##### DATASET SECTION

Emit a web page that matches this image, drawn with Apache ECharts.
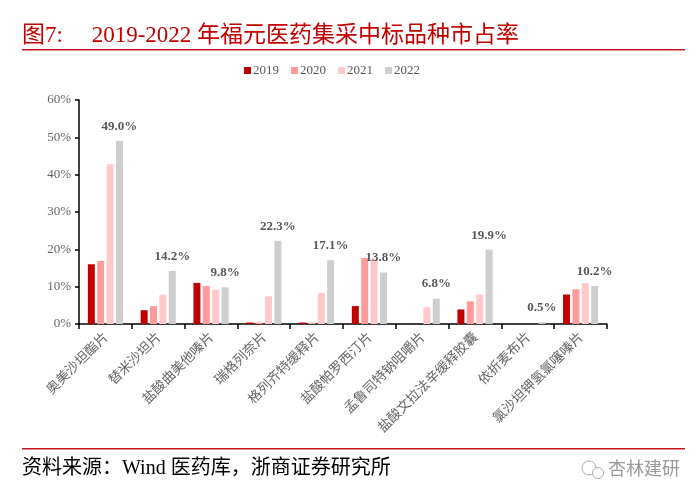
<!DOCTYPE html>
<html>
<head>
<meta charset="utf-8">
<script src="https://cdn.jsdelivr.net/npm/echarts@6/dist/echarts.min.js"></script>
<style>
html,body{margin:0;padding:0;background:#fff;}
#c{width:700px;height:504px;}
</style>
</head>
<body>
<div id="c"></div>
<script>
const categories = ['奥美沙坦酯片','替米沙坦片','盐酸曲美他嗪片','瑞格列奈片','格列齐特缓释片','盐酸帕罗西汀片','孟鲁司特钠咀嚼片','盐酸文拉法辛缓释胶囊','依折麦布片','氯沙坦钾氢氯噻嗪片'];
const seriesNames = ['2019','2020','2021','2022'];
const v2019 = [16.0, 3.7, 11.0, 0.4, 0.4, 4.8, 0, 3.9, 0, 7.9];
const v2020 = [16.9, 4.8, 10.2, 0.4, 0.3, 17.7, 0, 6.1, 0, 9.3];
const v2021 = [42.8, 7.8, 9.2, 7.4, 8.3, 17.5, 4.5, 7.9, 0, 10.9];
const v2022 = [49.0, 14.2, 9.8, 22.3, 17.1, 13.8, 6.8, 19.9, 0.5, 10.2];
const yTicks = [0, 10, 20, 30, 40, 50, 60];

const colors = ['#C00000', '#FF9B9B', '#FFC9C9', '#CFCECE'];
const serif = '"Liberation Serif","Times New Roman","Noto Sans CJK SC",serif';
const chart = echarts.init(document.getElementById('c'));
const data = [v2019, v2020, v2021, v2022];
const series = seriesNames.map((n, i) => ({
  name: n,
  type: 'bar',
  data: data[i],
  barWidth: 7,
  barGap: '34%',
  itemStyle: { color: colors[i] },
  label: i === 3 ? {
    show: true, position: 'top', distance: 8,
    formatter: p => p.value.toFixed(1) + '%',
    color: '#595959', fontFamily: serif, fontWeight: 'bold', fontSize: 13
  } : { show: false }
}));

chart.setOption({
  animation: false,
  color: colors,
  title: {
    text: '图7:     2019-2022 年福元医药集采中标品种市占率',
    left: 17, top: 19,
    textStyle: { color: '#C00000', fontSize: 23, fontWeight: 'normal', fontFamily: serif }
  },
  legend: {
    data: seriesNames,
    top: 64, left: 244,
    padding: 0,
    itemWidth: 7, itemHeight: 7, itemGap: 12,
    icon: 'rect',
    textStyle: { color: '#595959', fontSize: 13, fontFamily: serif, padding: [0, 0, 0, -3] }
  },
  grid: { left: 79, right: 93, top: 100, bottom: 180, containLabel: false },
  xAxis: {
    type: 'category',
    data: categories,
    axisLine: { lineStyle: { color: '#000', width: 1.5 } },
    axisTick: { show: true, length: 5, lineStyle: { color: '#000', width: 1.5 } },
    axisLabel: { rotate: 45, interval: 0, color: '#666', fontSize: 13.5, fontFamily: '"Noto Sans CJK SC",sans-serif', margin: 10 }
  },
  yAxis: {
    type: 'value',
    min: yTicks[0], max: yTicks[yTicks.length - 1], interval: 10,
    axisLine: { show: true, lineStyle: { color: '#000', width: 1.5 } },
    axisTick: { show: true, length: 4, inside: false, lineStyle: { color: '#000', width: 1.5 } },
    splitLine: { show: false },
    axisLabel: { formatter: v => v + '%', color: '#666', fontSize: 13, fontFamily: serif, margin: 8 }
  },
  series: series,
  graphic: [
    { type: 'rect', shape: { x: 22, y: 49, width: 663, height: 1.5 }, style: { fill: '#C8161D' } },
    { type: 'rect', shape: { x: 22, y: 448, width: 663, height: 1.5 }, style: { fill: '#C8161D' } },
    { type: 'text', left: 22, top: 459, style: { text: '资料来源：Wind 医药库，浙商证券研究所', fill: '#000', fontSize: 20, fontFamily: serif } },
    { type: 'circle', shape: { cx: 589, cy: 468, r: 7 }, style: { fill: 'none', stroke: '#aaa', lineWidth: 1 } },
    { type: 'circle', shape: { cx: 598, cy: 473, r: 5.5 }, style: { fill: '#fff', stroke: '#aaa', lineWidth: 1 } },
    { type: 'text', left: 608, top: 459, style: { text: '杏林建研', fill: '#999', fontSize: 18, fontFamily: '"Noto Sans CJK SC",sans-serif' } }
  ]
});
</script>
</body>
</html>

##########

PROBLEM STATEMENT
Your task is to repeat the data above exactly while excluding the pictures.

EXERCISE OUTPUT
Emit a web page that matches this image, drawn with Apache ECharts.
<!DOCTYPE html>
<html>
<head>
<meta charset="utf-8">
<script src="https://cdn.jsdelivr.net/npm/echarts@6/dist/echarts.min.js"></script>
<style>
html,body{margin:0;padding:0;background:#fff;}
#c{width:700px;height:504px;}
</style>
</head>
<body>
<div id="c"></div>
<script>
const categories = ['奥美沙坦酯片','替米沙坦片','盐酸曲美他嗪片','瑞格列奈片','格列齐特缓释片','盐酸帕罗西汀片','孟鲁司特钠咀嚼片','盐酸文拉法辛缓释胶囊','依折麦布片','氯沙坦钾氢氯噻嗪片'];
const seriesNames = ['2019','2020','2021','2022'];
const v2019 = [16.0, 3.7, 11.0, 0.4, 0.4, 4.8, 0, 3.9, 0, 7.9];
const v2020 = [16.9, 4.8, 10.2, 0.4, 0.3, 17.7, 0, 6.1, 0, 9.3];
const v2021 = [42.8, 7.8, 9.2, 7.4, 8.3, 17.5, 4.5, 7.9, 0, 10.9];
const v2022 = [49.0, 14.2, 9.8, 22.3, 17.1, 13.8, 6.8, 19.9, 0.5, 10.2];
const yTicks = [0, 10, 20, 30, 40, 50, 60];

const colors = ['#C00000', '#FF9B9B', '#FFC9C9', '#CFCECE'];
const serif = '"Liberation Serif","Times New Roman","Noto Sans CJK SC",serif';
const chart = echarts.init(document.getElementById('c'));
const data = [v2019, v2020, v2021, v2022];
const series = seriesNames.map((n, i) => ({
  name: n,
  type: 'bar',
  data: data[i],
  barWidth: 7,
  barGap: '34%',
  itemStyle: { color: colors[i] },
  label: i === 3 ? {
    show: true, position: 'top', distance: 8,
    formatter: p => p.value.toFixed(1) + '%',
    color: '#595959', fontFamily: serif, fontWeight: 'bold', fontSize: 13
  } : { show: false }
}));

chart.setOption({
  animation: false,
  color: colors,
  title: {
    text: '图7:     2019-2022 年福元医药集采中标品种市占率',
    left: 17, top: 19,
    textStyle: { color: '#C00000', fontSize: 23, fontWeight: 'normal', fontFamily: serif }
  },
  legend: {
    data: seriesNames,
    top: 64, left: 244,
    padding: 0,
    itemWidth: 7, itemHeight: 7, itemGap: 12,
    icon: 'rect',
    textStyle: { color: '#595959', fontSize: 13, fontFamily: serif, padding: [0, 0, 0, -3] }
  },
  grid: { left: 79, right: 93, top: 100, bottom: 180, containLabel: false },
  xAxis: {
    type: 'category',
    data: categories,
    axisLine: { lineStyle: { color: '#000', width: 1.5 } },
    axisTick: { show: true, length: 5, lineStyle: { color: '#000', width: 1.5 } },
    axisLabel: { rotate: 45, interval: 0, color: '#666', fontSize: 13.5, fontFamily: '"Noto Sans CJK SC",sans-serif', margin: 10 }
  },
  yAxis: {
    type: 'value',
    min: yTicks[0], max: yTicks[yTicks.length - 1], interval: 10,
    axisLine: { show: true, lineStyle: { color: '#000', width: 1.5 } },
    axisTick: { show: true, length: 4, inside: false, lineStyle: { color: '#000', width: 1.5 } },
    splitLine: { show: false },
    axisLabel: { formatter: v => v + '%', color: '#666', fontSize: 13, fontFamily: serif, margin: 8 }
  },
  series: series,
  graphic: [
    { type: 'rect', shape: { x: 22, y: 49, width: 663, height: 1.5 }, style: { fill: '#C8161D' } },
    { type: 'rect', shape: { x: 22, y: 448, width: 663, height: 1.5 }, style: { fill: '#C8161D' } },
    { type: 'text', left: 22, top: 459, style: { text: '资料来源：Wind 医药库，浙商证券研究所', fill: '#000', fontSize: 20, fontFamily: serif } },
    { type: 'circle', shape: { cx: 589, cy: 468, r: 7 }, style: { fill: 'none', stroke: '#aaa', lineWidth: 1 } },
    { type: 'circle', shape: { cx: 598, cy: 473, r: 5.5 }, style: { fill: '#fff', stroke: '#aaa', lineWidth: 1 } },
    { type: 'text', left: 608, top: 459, style: { text: '杏林建研', fill: '#999', fontSize: 18, fontFamily: '"Noto Sans CJK SC",sans-serif' } }
  ]
});
</script>
</body>
</html>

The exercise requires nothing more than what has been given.